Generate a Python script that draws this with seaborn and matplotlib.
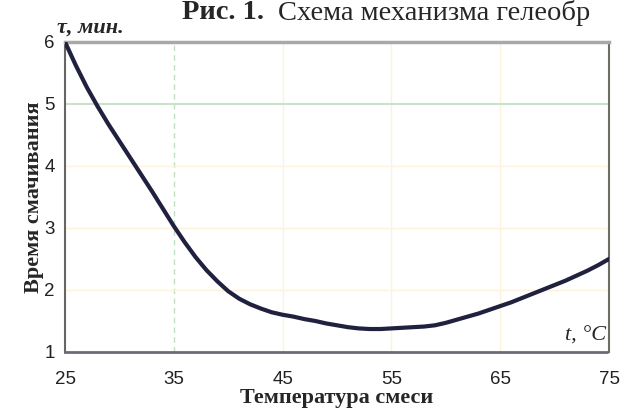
import numpy as np
import pandas as pd
import seaborn as sns
import matplotlib.pyplot as plt

# temperature of the mixture, deg C, and wetting time, min
temperature = [25, 26, 27, 28, 29, 30, 31, 32, 33, 34, 35, 36, 37, 38, 39, 40, 41, 42,
               43, 44, 45, 46, 47, 48, 49, 50, 51, 52, 53, 54, 55, 56, 57, 58, 59, 60,
               61, 62, 63, 64, 65, 66, 67, 68, 69, 70, 71, 72, 73, 74, 75]
wetting_time = [6.0, 5.62, 5.27, 4.96, 4.67, 4.40, 4.13, 3.86, 3.59, 3.31, 3.03, 2.77, 2.53,
                2.32, 2.14, 1.98, 1.86, 1.77, 1.70, 1.64, 1.60, 1.57, 1.53, 1.50, 1.46, 1.43,
                1.40, 1.38, 1.37, 1.37, 1.38, 1.39, 1.40, 1.41, 1.43, 1.47, 1.52, 1.57, 1.62,
                1.68, 1.74, 1.80, 1.87, 1.94, 2.01, 2.08, 2.15, 2.23, 2.31, 2.40, 2.50]

x_ticks = [25, 35, 45, 55, 65, 75]
y_ticks = [1, 2, 3, 4, 5, 6]

df = pd.DataFrame({"t": temperature, "tau": wetting_time})

sns.set_theme(style="white")
plt.rcParams["font.family"] = ["Liberation Sans", "DejaVu Sans"]

fig = plt.figure(figsize=(6.21, 4.2), dpi=100)
ax = fig.add_axes([0.1047, 0.162, 0.876, 0.738])

# grid
for xv in [45, 55, 65]:
    ax.axvline(xv, color="#fdf3dc", lw=1, zorder=0)
ax.axvline(35, color="#bfe0bf", lw=1, ls=(0, (4, 3)), zorder=0)
for yv in [2, 3, 4]:
    ax.axhline(yv, color="#fdf3dc", lw=1, zorder=0)
ax.axhline(5, color="#c8e4c8", lw=1.5, zorder=0)

sns.lineplot(data=df, x="t", y="tau", ax=ax, color="#20203f", lw=3, zorder=3)

ax.set_xlim(25, 75)
ax.set_ylim(1, 6)
ax.set_xticks(x_ticks)
ax.set_yticks(y_ticks)
ax.tick_params(axis="both", labelsize=13.5, length=4, width=1, colors="#555555",
               labelcolor="#222222", direction="out")
ax.tick_params(axis="x", pad=10)

for side in ["left", "right", "top", "bottom"]:
    ax.spines[side].set_visible(True)
ax.spines["left"].set_color("#666666")
ax.spines["left"].set_linewidth(1.5)
ax.spines["right"].set_color("#6f6f5f")
ax.spines["right"].set_linewidth(1.5)
ax.spines["top"].set_color("#a8a8a8")
ax.spines["top"].set_linewidth(2.5)
ax.spines["top"].set_linestyle((0, (2, 1)))
ax.spines["bottom"].set_color("#6a6a7a")
ax.spines["bottom"].set_linewidth(2)
ax.spines["bottom"].set_linestyle((0, (1, 1)))

ax.set_xlabel("Температура смеси", fontsize=16, fontweight="bold",
              family=["Liberation Serif"], labelpad=0)
ax.set_ylabel("Время смачивания", fontsize=16, fontweight="bold",
              family=["Liberation Serif"], labelpad=0)

ax.text(-0.015, 1.015, "τ, мин.", transform=ax.transAxes, fontsize=16,
        fontweight="bold", style="italic", family=["Liberation Serif"],
        ha="left", va="bottom")
ax.text(0.995, 0.02, "t, °C", transform=ax.transAxes, fontsize=16,
        style="italic", family=["Liberation Serif"], ha="right", va="bottom")

# heading as visible in the source (cut at the right edge there)
fig.text(0.293, 0.999, "Рис. 1.", fontsize=20.5, fontweight="bold",
         family=["Liberation Serif"], ha="left", va="top")
fig.text(0.447, 0.999, "Схема механизма гелеобр", fontsize=20.5,
         family=["Liberation Serif"], ha="left", va="top")

fig.savefig("out.png", dpi=100)
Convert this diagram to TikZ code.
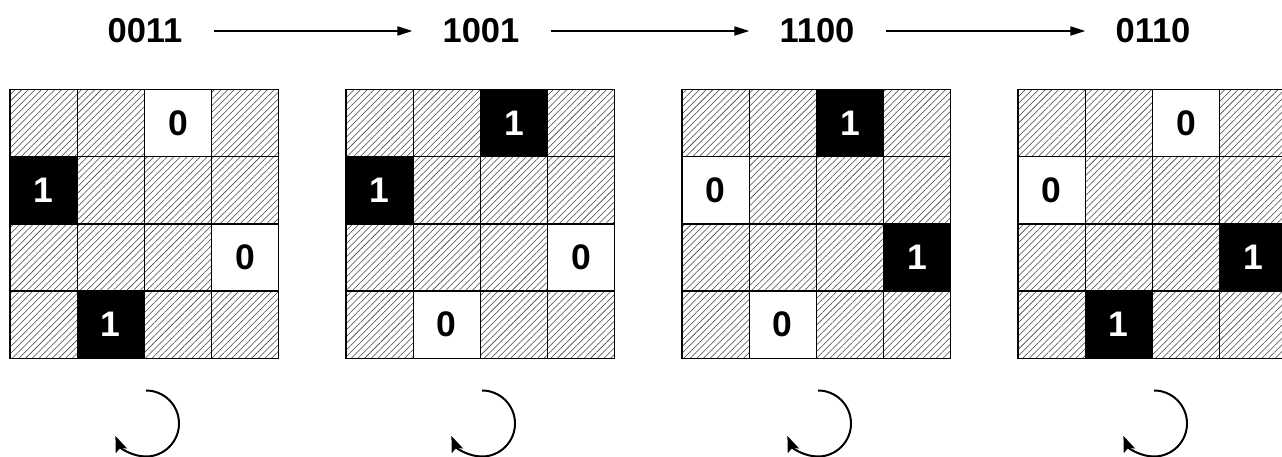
\documentclass[tikz,border=0pt]{standalone}
\usepackage{fontspec}
\setmainfont{Liberation Sans}
\usetikzlibrary{patterns.meta,arrows.meta}
\tikzset{
  cellbase/.style={draw=black,line width=1.3pt,minimum size=67.2pt,inner sep=0pt,
    font=\fontsize{35.5}{40}\selectfont\bfseries},
  hatched/.style={cellbase,pattern={Lines[angle=45,distance=4.7pt,line width=0.55pt]},pattern color=black!75},
  onecell/.style={cellbase,fill=black,text=white},
  zerocell/.style={cellbase,fill=white,text=black},
  seqlabel/.style={inner sep=0pt,font=\fontsize{34.5}{40}\selectfont\bfseries},
  steparrow/.style={line width=1.8pt,-{Triangle[length=15pt,width=9pt]}},
  rotarrow/.style={line width=2pt,-{Stealth[length=16pt,width=12pt,inset=3pt]}}
}
\begin{document}
\begin{tikzpicture}[x=1pt,y=1pt]
\useasboundingbox (0,0) rectangle (1282,457);
\clip (0,0) rectangle (1282,457);
% grids: k = 0..3, left = 10+336k, top (tikz) = 367.5
\foreach \k/\cells in {0/{0/2/zerocell/0,1/0/onecell/1,2/3/zerocell/0,3/1/onecell/1},
                       1/{0/2/onecell/1,1/0/onecell/1,2/3/zerocell/0,3/1/zerocell/0},
                       2/{0/2/onecell/1,1/0/zerocell/0,2/3/onecell/1,3/1/zerocell/0},
                       3/{0/2/zerocell/0,1/0/zerocell/0,2/3/onecell/1,3/1/onecell/1}}{
  \foreach \r in {0,...,3}{
    \foreach \c in {0,...,3}{
      \node[hatched] (g\k c\r\c) at ({10+336*\k+67.2*\c+33.6},{367.5-67.2*\r-33.6}) {};
    }
  }
  \foreach \r/\c/\sty/\val in \cells{
    \node[\sty] (v\k c\r\c) at ({10+336*\k+67.2*\c+33.6},{367.5-67.2*\r-33.6}) {\val};
  }
}
% sequence labels
\node[seqlabel] (lab0) at (145,426) {0011};
\node[seqlabel] (lab1) at (481,426) {1001};
\node[seqlabel] (lab2) at (817,426) {1100};
\node[seqlabel] (lab3) at (1153,426) {0110};
\foreach \a/\b in {0/1,1/2,2/3}{
  \draw[steparrow] ([xshift=31pt]lab\a.east) -- ([xshift=-30pt]lab\b.west);
}
% rotation arrows
\foreach \k in {0,1,2,3}{
  \coordinate (rot\k) at ({146+336*\k},33.5);
  \draw[rotarrow] (rot\k) ++(0,33) arc[start angle=90,end angle=-158,radius=33];
}
\end{tikzpicture}
\end{document}
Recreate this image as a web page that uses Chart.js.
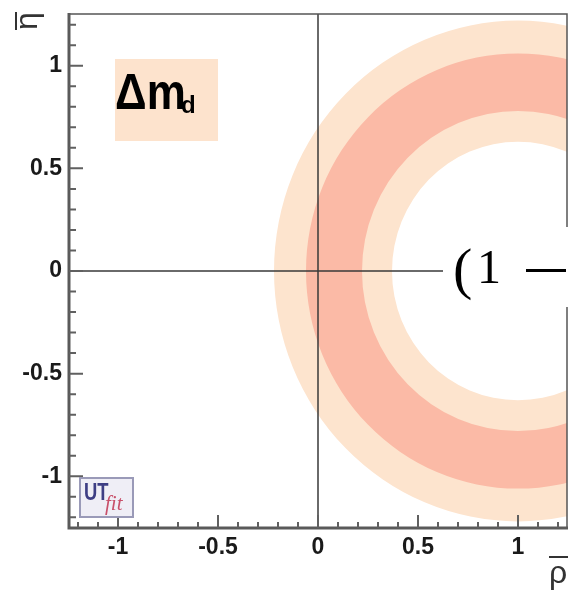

The task:
Omit the images and transcribe all of the records above word for word.

Full answer:
Generate a Python script that draws this with seaborn and matplotlib.
import numpy as np
import pandas as pd
import seaborn as sns
import matplotlib.pyplot as plt

# temperature of the mixture, deg C, and wetting time, min
temperature = [25, 26, 27, 28, 29, 30, 31, 32, 33, 34, 35, 36, 37, 38, 39, 40, 41, 42,
               43, 44, 45, 46, 47, 48, 49, 50, 51, 52, 53, 54, 55, 56, 57, 58, 59, 60,
               61, 62, 63, 64, 65, 66, 67, 68, 69, 70, 71, 72, 73, 74, 75]
wetting_time = [6.0, 5.62, 5.27, 4.96, 4.67, 4.40, 4.13, 3.86, 3.59, 3.31, 3.03, 2.77, 2.53,
                2.32, 2.14, 1.98, 1.86, 1.77, 1.70, 1.64, 1.60, 1.57, 1.53, 1.50, 1.46, 1.43,
                1.40, 1.38, 1.37, 1.37, 1.38, 1.39, 1.40, 1.41, 1.43, 1.47, 1.52, 1.57, 1.62,
                1.68, 1.74, 1.80, 1.87, 1.94, 2.01, 2.08, 2.15, 2.23, 2.31, 2.40, 2.50]

x_ticks = [25, 35, 45, 55, 65, 75]
y_ticks = [1, 2, 3, 4, 5, 6]

df = pd.DataFrame({"t": temperature, "tau": wetting_time})

sns.set_theme(style="white")
plt.rcParams["font.family"] = ["Liberation Sans", "DejaVu Sans"]

fig = plt.figure(figsize=(6.21, 4.2), dpi=100)
ax = fig.add_axes([0.1047, 0.162, 0.876, 0.738])

# grid
for xv in [45, 55, 65]:
    ax.axvline(xv, color="#fdf3dc", lw=1, zorder=0)
ax.axvline(35, color="#bfe0bf", lw=1, ls=(0, (4, 3)), zorder=0)
for yv in [2, 3, 4]:
    ax.axhline(yv, color="#fdf3dc", lw=1, zorder=0)
ax.axhline(5, color="#c8e4c8", lw=1.5, zorder=0)

sns.lineplot(data=df, x="t", y="tau", ax=ax, color="#20203f", lw=3, zorder=3)

ax.set_xlim(25, 75)
ax.set_ylim(1, 6)
ax.set_xticks(x_ticks)
ax.set_yticks(y_ticks)
ax.tick_params(axis="both", labelsize=13.5, length=4, width=1, colors="#555555",
               labelcolor="#222222", direction="out")
ax.tick_params(axis="x", pad=10)

for side in ["left", "right", "top", "bottom"]:
    ax.spines[side].set_visible(True)
ax.spines["left"].set_color("#666666")
ax.spines["left"].set_linewidth(1.5)
ax.spines["right"].set_color("#6f6f5f")
ax.spines["right"].set_linewidth(1.5)
ax.spines["top"].set_color("#a8a8a8")
ax.spines["top"].set_linewidth(2.5)
ax.spines["top"].set_linestyle((0, (2, 1)))
ax.spines["bottom"].set_color("#6a6a7a")
ax.spines["bottom"].set_linewidth(2)
ax.spines["bottom"].set_linestyle((0, (1, 1)))

ax.set_xlabel("Температура смеси", fontsize=16, fontweight="bold",
              family=["Liberation Serif"], labelpad=0)
ax.set_ylabel("Время смачивания", fontsize=16, fontweight="bold",
              family=["Liberation Serif"], labelpad=0)

ax.text(-0.015, 1.015, "τ, мин.", transform=ax.transAxes, fontsize=16,
        fontweight="bold", style="italic", family=["Liberation Serif"],
        ha="left", va="bottom")
ax.text(0.995, 0.02, "t, °C", transform=ax.transAxes, fontsize=16,
        style="italic", family=["Liberation Serif"], ha="right", va="bottom")

# heading as visible in the source (cut at the right edge there)
fig.text(0.293, 0.999, "Рис. 1.", fontsize=20.5, fontweight="bold",
         family=["Liberation Serif"], ha="left", va="top")
fig.text(0.447, 0.999, "Схема механизма гелеобр", fontsize=20.5,
         family=["Liberation Serif"], ha="left", va="top")

fig.savefig("out.png", dpi=100)
Convert this diagram to TikZ code.
\documentclass[tikz,border=0pt]{standalone}
\usepackage{fontspec}
\setmainfont{Liberation Sans}
\usetikzlibrary{patterns.meta,arrows.meta}
\tikzset{
  cellbase/.style={draw=black,line width=1.3pt,minimum size=67.2pt,inner sep=0pt,
    font=\fontsize{35.5}{40}\selectfont\bfseries},
  hatched/.style={cellbase,pattern={Lines[angle=45,distance=4.7pt,line width=0.55pt]},pattern color=black!75},
  onecell/.style={cellbase,fill=black,text=white},
  zerocell/.style={cellbase,fill=white,text=black},
  seqlabel/.style={inner sep=0pt,font=\fontsize{34.5}{40}\selectfont\bfseries},
  steparrow/.style={line width=1.8pt,-{Triangle[length=15pt,width=9pt]}},
  rotarrow/.style={line width=2pt,-{Stealth[length=16pt,width=12pt,inset=3pt]}}
}
\begin{document}
\begin{tikzpicture}[x=1pt,y=1pt]
\useasboundingbox (0,0) rectangle (1282,457);
\clip (0,0) rectangle (1282,457);
% grids: k = 0..3, left = 10+336k, top (tikz) = 367.5
\foreach \k/\cells in {0/{0/2/zerocell/0,1/0/onecell/1,2/3/zerocell/0,3/1/onecell/1},
                       1/{0/2/onecell/1,1/0/onecell/1,2/3/zerocell/0,3/1/zerocell/0},
                       2/{0/2/onecell/1,1/0/zerocell/0,2/3/onecell/1,3/1/zerocell/0},
                       3/{0/2/zerocell/0,1/0/zerocell/0,2/3/onecell/1,3/1/onecell/1}}{
  \foreach \r in {0,...,3}{
    \foreach \c in {0,...,3}{
      \node[hatched] (g\k c\r\c) at ({10+336*\k+67.2*\c+33.6},{367.5-67.2*\r-33.6}) {};
    }
  }
  \foreach \r/\c/\sty/\val in \cells{
    \node[\sty] (v\k c\r\c) at ({10+336*\k+67.2*\c+33.6},{367.5-67.2*\r-33.6}) {\val};
  }
}
% sequence labels
\node[seqlabel] (lab0) at (145,426) {0011};
\node[seqlabel] (lab1) at (481,426) {1001};
\node[seqlabel] (lab2) at (817,426) {1100};
\node[seqlabel] (lab3) at (1153,426) {0110};
\foreach \a/\b in {0/1,1/2,2/3}{
  \draw[steparrow] ([xshift=31pt]lab\a.east) -- ([xshift=-30pt]lab\b.west);
}
% rotation arrows
\foreach \k in {0,1,2,3}{
  \coordinate (rot\k) at ({146+336*\k},33.5);
  \draw[rotarrow] (rot\k) ++(0,33) arc[start angle=90,end angle=-158,radius=33];
}
\end{tikzpicture}
\end{document}
Recreate this image as a web page that uses Chart.js.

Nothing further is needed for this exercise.